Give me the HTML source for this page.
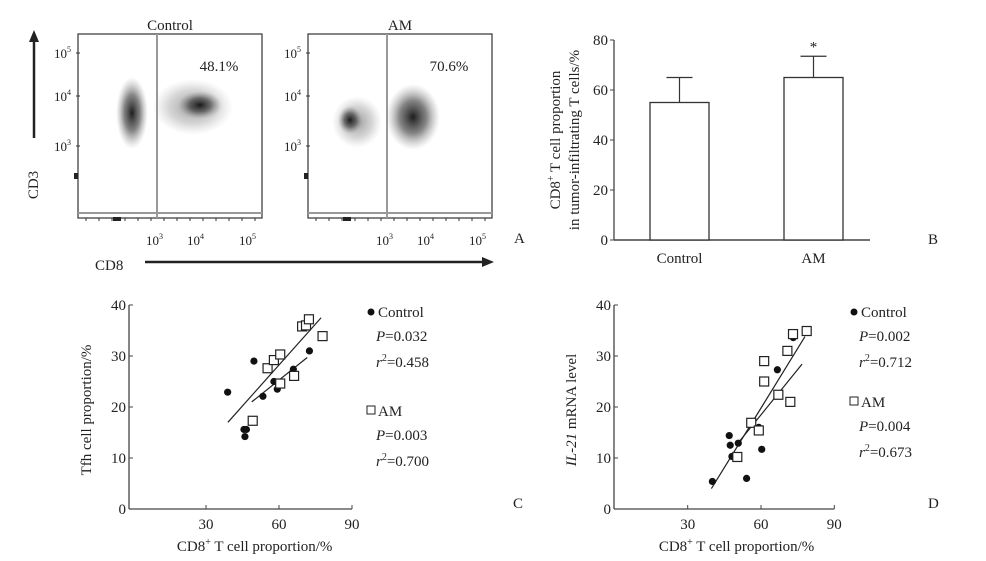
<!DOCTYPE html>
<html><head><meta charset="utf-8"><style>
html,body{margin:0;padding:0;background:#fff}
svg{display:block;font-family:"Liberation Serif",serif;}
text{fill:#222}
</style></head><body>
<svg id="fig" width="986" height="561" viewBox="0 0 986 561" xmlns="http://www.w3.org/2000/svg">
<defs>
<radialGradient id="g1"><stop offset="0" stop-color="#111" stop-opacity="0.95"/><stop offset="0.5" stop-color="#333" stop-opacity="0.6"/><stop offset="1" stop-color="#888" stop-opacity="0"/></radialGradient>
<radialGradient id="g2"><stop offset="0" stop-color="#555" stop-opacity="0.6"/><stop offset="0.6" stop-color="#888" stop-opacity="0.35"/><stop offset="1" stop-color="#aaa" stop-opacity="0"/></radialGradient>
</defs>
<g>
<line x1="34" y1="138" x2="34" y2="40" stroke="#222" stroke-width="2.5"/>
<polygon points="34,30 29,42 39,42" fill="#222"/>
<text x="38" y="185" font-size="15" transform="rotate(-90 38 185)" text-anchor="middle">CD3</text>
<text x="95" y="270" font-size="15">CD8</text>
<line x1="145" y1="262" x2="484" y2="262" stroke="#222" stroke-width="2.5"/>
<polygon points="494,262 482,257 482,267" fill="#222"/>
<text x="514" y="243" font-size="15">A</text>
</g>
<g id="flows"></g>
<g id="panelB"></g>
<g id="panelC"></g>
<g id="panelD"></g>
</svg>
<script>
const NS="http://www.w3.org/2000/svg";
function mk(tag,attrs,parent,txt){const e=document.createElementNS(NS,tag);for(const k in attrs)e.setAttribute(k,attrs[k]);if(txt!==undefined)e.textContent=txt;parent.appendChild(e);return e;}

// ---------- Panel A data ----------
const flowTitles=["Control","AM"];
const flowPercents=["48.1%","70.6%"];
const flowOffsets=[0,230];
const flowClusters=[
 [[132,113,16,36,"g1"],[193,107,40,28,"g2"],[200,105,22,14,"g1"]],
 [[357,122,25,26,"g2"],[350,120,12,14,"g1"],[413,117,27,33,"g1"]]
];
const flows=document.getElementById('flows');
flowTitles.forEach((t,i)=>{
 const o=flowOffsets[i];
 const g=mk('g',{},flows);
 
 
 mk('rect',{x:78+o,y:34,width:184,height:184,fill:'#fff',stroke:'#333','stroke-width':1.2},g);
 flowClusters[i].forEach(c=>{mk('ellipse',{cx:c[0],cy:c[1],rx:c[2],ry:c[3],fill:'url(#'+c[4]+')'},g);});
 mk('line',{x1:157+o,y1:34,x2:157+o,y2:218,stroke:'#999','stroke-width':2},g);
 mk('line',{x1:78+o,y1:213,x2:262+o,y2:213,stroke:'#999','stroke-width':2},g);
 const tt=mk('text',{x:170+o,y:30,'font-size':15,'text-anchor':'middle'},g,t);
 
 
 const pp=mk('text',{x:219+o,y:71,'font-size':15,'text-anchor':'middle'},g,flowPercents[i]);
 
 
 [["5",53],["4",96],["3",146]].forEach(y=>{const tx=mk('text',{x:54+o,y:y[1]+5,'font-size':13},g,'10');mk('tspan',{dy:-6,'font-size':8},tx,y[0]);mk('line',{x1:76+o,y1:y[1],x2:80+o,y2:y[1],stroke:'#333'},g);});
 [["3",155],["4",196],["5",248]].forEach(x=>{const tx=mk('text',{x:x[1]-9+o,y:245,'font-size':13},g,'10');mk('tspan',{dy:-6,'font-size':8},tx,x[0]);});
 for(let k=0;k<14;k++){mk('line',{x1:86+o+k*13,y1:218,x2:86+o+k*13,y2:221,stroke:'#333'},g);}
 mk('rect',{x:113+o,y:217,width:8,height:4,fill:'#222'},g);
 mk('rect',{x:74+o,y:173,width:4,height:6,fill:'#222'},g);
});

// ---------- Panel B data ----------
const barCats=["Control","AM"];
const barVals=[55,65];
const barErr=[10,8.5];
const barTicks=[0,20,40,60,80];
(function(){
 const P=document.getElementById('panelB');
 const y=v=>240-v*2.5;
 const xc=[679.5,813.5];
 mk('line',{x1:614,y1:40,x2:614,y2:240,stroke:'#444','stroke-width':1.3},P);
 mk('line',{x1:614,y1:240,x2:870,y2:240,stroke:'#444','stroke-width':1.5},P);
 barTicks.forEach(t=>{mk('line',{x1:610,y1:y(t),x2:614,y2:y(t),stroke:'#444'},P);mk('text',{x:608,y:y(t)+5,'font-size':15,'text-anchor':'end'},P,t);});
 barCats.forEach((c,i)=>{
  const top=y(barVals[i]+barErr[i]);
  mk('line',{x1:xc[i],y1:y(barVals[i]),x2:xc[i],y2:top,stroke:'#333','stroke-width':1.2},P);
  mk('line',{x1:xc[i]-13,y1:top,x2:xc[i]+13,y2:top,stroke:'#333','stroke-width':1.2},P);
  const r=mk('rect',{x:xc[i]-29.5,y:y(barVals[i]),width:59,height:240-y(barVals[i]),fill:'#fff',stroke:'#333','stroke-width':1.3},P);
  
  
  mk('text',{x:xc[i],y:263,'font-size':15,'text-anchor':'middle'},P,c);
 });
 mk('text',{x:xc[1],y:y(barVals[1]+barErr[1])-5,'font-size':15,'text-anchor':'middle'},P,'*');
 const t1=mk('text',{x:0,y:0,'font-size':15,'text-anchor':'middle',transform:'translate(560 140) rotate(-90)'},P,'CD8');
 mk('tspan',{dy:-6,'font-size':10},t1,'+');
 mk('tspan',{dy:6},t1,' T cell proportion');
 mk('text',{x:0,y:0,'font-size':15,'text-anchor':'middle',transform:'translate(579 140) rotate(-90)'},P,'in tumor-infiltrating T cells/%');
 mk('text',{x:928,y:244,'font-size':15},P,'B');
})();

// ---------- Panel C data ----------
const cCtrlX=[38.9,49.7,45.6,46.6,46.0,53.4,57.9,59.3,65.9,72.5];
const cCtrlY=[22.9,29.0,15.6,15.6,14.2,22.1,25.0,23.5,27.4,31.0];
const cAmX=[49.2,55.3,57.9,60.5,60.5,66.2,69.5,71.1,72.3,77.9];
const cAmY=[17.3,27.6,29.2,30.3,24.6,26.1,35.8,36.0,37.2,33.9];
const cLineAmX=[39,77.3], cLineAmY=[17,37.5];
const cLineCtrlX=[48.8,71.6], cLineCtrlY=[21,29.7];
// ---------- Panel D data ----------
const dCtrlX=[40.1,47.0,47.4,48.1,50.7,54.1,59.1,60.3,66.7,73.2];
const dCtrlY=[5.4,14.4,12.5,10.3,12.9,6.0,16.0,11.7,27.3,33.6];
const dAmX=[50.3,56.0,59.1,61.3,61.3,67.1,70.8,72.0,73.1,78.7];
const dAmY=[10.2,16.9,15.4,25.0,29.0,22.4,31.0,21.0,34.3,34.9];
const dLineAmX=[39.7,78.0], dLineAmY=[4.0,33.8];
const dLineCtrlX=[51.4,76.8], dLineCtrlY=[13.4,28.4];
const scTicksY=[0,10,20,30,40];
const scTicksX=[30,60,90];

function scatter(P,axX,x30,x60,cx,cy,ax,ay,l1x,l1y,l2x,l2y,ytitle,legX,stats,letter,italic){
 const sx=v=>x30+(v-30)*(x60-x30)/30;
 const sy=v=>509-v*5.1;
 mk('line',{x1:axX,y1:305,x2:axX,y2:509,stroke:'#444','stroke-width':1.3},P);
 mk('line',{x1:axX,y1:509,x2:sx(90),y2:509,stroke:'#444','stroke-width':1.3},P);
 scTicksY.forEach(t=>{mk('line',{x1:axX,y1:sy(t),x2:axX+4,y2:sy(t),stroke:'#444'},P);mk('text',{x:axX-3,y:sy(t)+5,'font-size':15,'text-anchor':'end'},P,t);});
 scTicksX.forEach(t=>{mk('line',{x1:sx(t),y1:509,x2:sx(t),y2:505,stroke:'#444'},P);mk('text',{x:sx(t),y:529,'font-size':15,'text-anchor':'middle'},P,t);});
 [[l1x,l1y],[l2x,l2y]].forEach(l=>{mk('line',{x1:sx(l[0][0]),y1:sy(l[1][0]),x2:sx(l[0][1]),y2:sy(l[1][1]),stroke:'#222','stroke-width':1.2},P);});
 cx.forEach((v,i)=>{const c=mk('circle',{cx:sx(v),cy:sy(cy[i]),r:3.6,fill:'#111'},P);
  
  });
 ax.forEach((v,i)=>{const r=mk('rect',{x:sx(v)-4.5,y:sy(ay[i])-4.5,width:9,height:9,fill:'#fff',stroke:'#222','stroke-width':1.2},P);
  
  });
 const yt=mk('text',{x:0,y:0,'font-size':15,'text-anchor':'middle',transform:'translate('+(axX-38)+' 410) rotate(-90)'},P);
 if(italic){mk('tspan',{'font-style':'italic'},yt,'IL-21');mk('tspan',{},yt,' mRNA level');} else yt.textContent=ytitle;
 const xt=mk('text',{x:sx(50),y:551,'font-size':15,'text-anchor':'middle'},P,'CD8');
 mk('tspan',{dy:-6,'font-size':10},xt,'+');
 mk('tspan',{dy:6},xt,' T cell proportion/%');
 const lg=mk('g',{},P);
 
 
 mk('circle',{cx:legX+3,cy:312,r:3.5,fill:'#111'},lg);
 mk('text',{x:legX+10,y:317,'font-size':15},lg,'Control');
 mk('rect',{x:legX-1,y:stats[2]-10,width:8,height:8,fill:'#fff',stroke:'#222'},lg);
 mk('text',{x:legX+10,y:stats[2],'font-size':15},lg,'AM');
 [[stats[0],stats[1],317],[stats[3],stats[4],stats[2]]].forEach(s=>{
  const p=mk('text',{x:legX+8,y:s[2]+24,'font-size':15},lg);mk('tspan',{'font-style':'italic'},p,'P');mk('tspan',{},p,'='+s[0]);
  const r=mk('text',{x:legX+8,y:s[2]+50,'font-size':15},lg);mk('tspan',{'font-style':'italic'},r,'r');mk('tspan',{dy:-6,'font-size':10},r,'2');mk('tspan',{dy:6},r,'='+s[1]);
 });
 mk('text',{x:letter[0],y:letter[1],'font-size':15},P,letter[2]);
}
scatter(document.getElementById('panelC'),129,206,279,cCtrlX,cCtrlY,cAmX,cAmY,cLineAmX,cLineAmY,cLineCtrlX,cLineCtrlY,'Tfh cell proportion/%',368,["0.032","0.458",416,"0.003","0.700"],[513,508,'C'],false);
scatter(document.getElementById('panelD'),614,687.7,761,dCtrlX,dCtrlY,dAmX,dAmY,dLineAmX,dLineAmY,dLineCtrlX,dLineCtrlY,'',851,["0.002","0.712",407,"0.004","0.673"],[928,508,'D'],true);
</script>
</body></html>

■ **DO THIS**: Write down every line from the opening of the listing to the line with "e=document.createElementNS(NS,tag);for(const k in", both included, and nothing else; the pictures are omitted.

■ **WRITTEN REPLY**:
Give me the HTML source for this page.
<!DOCTYPE html>
<html><head><meta charset="utf-8"><style>
html,body{margin:0;padding:0;background:#fff}
svg{display:block;font-family:"Liberation Serif",serif;}
text{fill:#222}
</style></head><body>
<svg id="fig" width="986" height="561" viewBox="0 0 986 561" xmlns="http://www.w3.org/2000/svg">
<defs>
<radialGradient id="g1"><stop offset="0" stop-color="#111" stop-opacity="0.95"/><stop offset="0.5" stop-color="#333" stop-opacity="0.6"/><stop offset="1" stop-color="#888" stop-opacity="0"/></radialGradient>
<radialGradient id="g2"><stop offset="0" stop-color="#555" stop-opacity="0.6"/><stop offset="0.6" stop-color="#888" stop-opacity="0.35"/><stop offset="1" stop-color="#aaa" stop-opacity="0"/></radialGradient>
</defs>
<g>
<line x1="34" y1="138" x2="34" y2="40" stroke="#222" stroke-width="2.5"/>
<polygon points="34,30 29,42 39,42" fill="#222"/>
<text x="38" y="185" font-size="15" transform="rotate(-90 38 185)" text-anchor="middle">CD3</text>
<text x="95" y="270" font-size="15">CD8</text>
<line x1="145" y1="262" x2="484" y2="262" stroke="#222" stroke-width="2.5"/>
<polygon points="494,262 482,257 482,267" fill="#222"/>
<text x="514" y="243" font-size="15">A</text>
</g>
<g id="flows"></g>
<g id="panelB"></g>
<g id="panelC"></g>
<g id="panelD"></g>
</svg>
<script>
const NS="http://www.w3.org/2000/svg";
function mk(tag,attrs,parent,txt){const e=document.createElementNS(NS,tag);for(const k in attrs)e.setAttribute(k,attrs[k]);if(txt!==undefined)e.textContent=txt;parent.appendChild(e);return e;}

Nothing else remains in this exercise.